One cannot but rejoice when one hears ever and anon of some conference or congress at which various efforts are made to recover, at any rate, the appearance of a forward movement in the Churches. But the most serious fact of all, perhaps, is the mixture amongst these Christianizing plans, whether in one country or another, of the unbelieving leaven, so that it is possible for men to go forth as the emissaries of Christianity who have ceased to believe in the Divine nature of its Founder, and who look for success rather to schemes of education and of social and temporal improvement than to that new creation of man by God's power, wherein lies all our hope, as indeed it must be the hope of every true servant of Christ.
But I call attention to these facts not to reproach any Church. Far from it. I simply desire to point out one reason for thinking ourselves justified in anticipating for the Army a future influence far beyond anything we have yet experienced.
Recent 'defences' of Christian revelation have, in our view, been far more seriously damaging than any attacks that have ever been made from the hostile camp.
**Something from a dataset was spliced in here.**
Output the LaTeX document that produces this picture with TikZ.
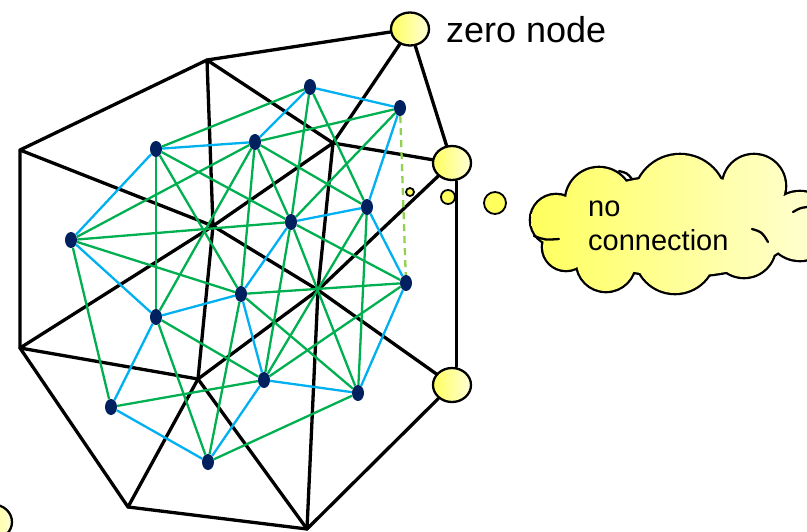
\documentclass[tikz,border=0pt]{standalone}
\usepackage{fontspec}
\setmainfont{Liberation Sans}
\usetikzlibrary{shapes.geometric}
\definecolor{meshgreen}{HTML}{00B050}
\definecolor{meshblue}{HTML}{00B0F0}
\definecolor{dashgreen}{HTML}{92D050}
\definecolor{sensorblue}{HTML}{002060}
\definecolor{yelA}{HTML}{FFFF5E}
\definecolor{yelB}{HTML}{FFFFD8}
% puffs that together make up the cloud callout
\newcommand\cloudpuffs{%
  (556,220) circle[radius=25]
  (566,247) circle[radius=23]
  (606,262) circle[radius=29]
  (675,253) circle[radius=40]
  (744,246) circle[radius=31]
  (800,226) circle[radius=34]
  (754,186) circle[radius=31]
  (680,201) circle[radius=46]
  (599,201) circle[radius=33]
  (680,226) ellipse[x radius=115, y radius=50]}
\begin{document}
\begin{tikzpicture}[x=1pt,y=-1pt,
  hull/.style={line width=3.3pt, black, line cap=round, line join=round},
  gedge/.style={line width=2.3pt, meshgreen},
  bedge/.style={line width=2.3pt, meshblue},
  sensor/.style={ellipse, fill=sensorblue, minimum width=12pt, minimum height=16pt, inner sep=0pt},
  gate/.style={ellipse, draw=black, line width=2.3pt, left color=yelA, right color=yelB,
               minimum width=38pt, minimum height=33pt, inner sep=0pt},
  bubble/.style={circle, draw=black, line width=1.8pt, fill=yelA, inner sep=0pt},
  label/.style={font=\fontsize{29}{34}\selectfont, inner sep=0pt},
  puffline/.style={draw=black, line width=2.3pt, line cap=round}]
\useasboundingbox (0,0) rectangle (807,531);
\clip (0,0) rectangle (807,531);

% cloud callout: outline first, then the shaded body over it
\path[draw=black, line width=4.6pt] \cloudpuffs;
\path[left color=yelA, right color=yelB] \cloudpuffs;
% short inner strokes of the puffs
\path[puffline] (534,236) .. controls (545,240) .. (559,239);
\path[puffline] (619,171) .. controls (627,173) .. (632,179);
\path[puffline] (752,229) .. controls (762,232) .. (768,242);
\path[puffline] (793,212) .. controls (800,208) .. (807,207);
\node[label, anchor=base west] (no) at (588,216) {no};
\node[label, anchor=base west] (conn) at (588,250) {connection};

% gateway nodes
\node[gate] (Z) at (410,29) {};
\node[gate, minimum height=34pt] (Y1) at (452,163) {};
\node[gate, minimum height=34pt] (Y2) at (452,385) {};
\node[gate, minimum height=35pt] (Y3) at (-7,522) {};
\node[font=\fontsize{36}{40}\selectfont, inner sep=0pt, anchor=base west] (zlabel) at (446,42) {zero node};

% small bubbles
\node[bubble, minimum size=8pt] (b1) at (410,192) {};
\node[bubble, minimum size=14pt] (b2) at (448,197) {};
\node[bubble, minimum size=22pt] (b3) at (495,203) {};

% mesh vertices
\coordinate (A) at (20,150);
\coordinate (B) at (207,60);
\coordinate (C) at (20,348);
\coordinate (D) at (128,507);
\coordinate (E) at (307,529);
\coordinate (I1) at (333,143);
\coordinate (I2) at (213,226);
\coordinate (I3) at (318,290);
\coordinate (I4) at (198,379);

% black mesh
\draw[hull] (Z) -- (B) -- (A) -- (C) -- (D) -- (E) -- (Y2);
\draw[hull] (Z) -- (Y1);
\draw[hull] ([xshift=4.5pt]Y1.south) -- ([xshift=4.5pt]Y2.north);
\draw[hull] (A) -- (I2) -- (I3) -- (Y2);
\draw[hull] (B) -- (I2) -- (I4);
\draw[hull] (C) -- (I2) -- (I1) -- (Z);
\draw[hull] (B) -- (I1) -- (Y1);
\draw[hull] (I1) -- (I3) -- (Y1);
\draw[hull] (I3) -- (E);
\draw[hull] (I3) -- (I4);
\draw[hull] (C) -- (I4) -- (D);
\draw[hull] (I4) -- (E);

% sensor nodes
\node[sensor] (N1) at (310,87) {};
\node[sensor] (N2) at (400,108) {};
\node[sensor] (N3) at (156,149) {};
\node[sensor] (N4) at (255,142) {};
\node[sensor] (N5) at (71,240) {};
\node[sensor] (N6) at (291,222) {};
\node[sensor] (N7) at (367,207) {};
\node[sensor] (N8) at (406,283) {};
\node[sensor] (N9) at (241,294) {};
\node[sensor] (N10) at (156,317) {};
\node[sensor] (N11) at (264,380) {};
\node[sensor] (N12) at (358,393) {};
\node[sensor] (N13) at (111,407) {};
\node[sensor] (N14) at (208,462) {};

% green links
\foreach \a/\b in {N1/N3, N1/N6, N1/N7, N2/N4, N2/N6, N3/N10, N3/N6, N3/N9,
  N4/N5, N4/N6, N4/N7, N4/N9, N4/N10, N5/N6, N5/N9, N5/N13,
  N6/N8, N6/N11, N6/N12, N7/N11, N7/N12, N8/N9, N8/N11, N9/N12, N9/N14,
  N10/N11, N10/N14, N11/N13, N12/N14}
  \draw[gedge] (\a) -- (\b);

% blue links
\foreach \a/\b in {N1/N2, N1/N4, N3/N4, N3/N5, N2/N7, N6/N7, N7/N8, N5/N10,
  N10/N9, N9/N6, N9/N11, N11/N12, N12/N8, N10/N13, N13/N14, N14/N11}
  \draw[bedge] (\a) -- (\b);

% dashed link
\draw[dashgreen, line width=2.3pt, dash pattern=on 7pt off 5pt] (N2) -- (N8);
\end{tikzpicture}
\end{document}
In the hope—a vain hope—of conciliating opposition, there has too often been a timid surrender of much that can alone give authority to Christian testimony. If Jesus Christ was not competent to decide the truth or untruth of the Divine revelation, which He fully and constantly endorsed as such, how absurd it is to suppose that any eulogies of His character can save Him from the just contempt of all fearless thinkers, no matter to what nationality they belong.
The Army finds itself already, and every year seems more and more likely to find itself, the only firm and unalterable witness to the truth of Christ and of His redeeming work in many neighbourhoods and districts, among them even some wide stretches of Christian territory. And the times can only bring upon us, it seems to me, more and more the scrutiny of all who wish to know whether the declarations of the Scriptures as to God's work in men are or are not reliable. This, then, however melancholy the reflection may be—and to me it is in some aspects melancholy indeed—assures to us a future of far wider importance and influence than any we have dreamed of in the past.
Our strength, as your book eloquently shows, in dealing with the deepest sunken, the forgotten, the outcasts of society, the pariahs and lepers of modern life; has ever been our absolute certainty with regard to Christ's love and power to help them. How much greater must of necessity be the value and influence of our testimony where the very existence of Christ and His salvation becomes a matter of doubt and dispute! Here, at any rate, is one reason which leads me to believe that the Salvation Army has before it a future of the highest moment to the world.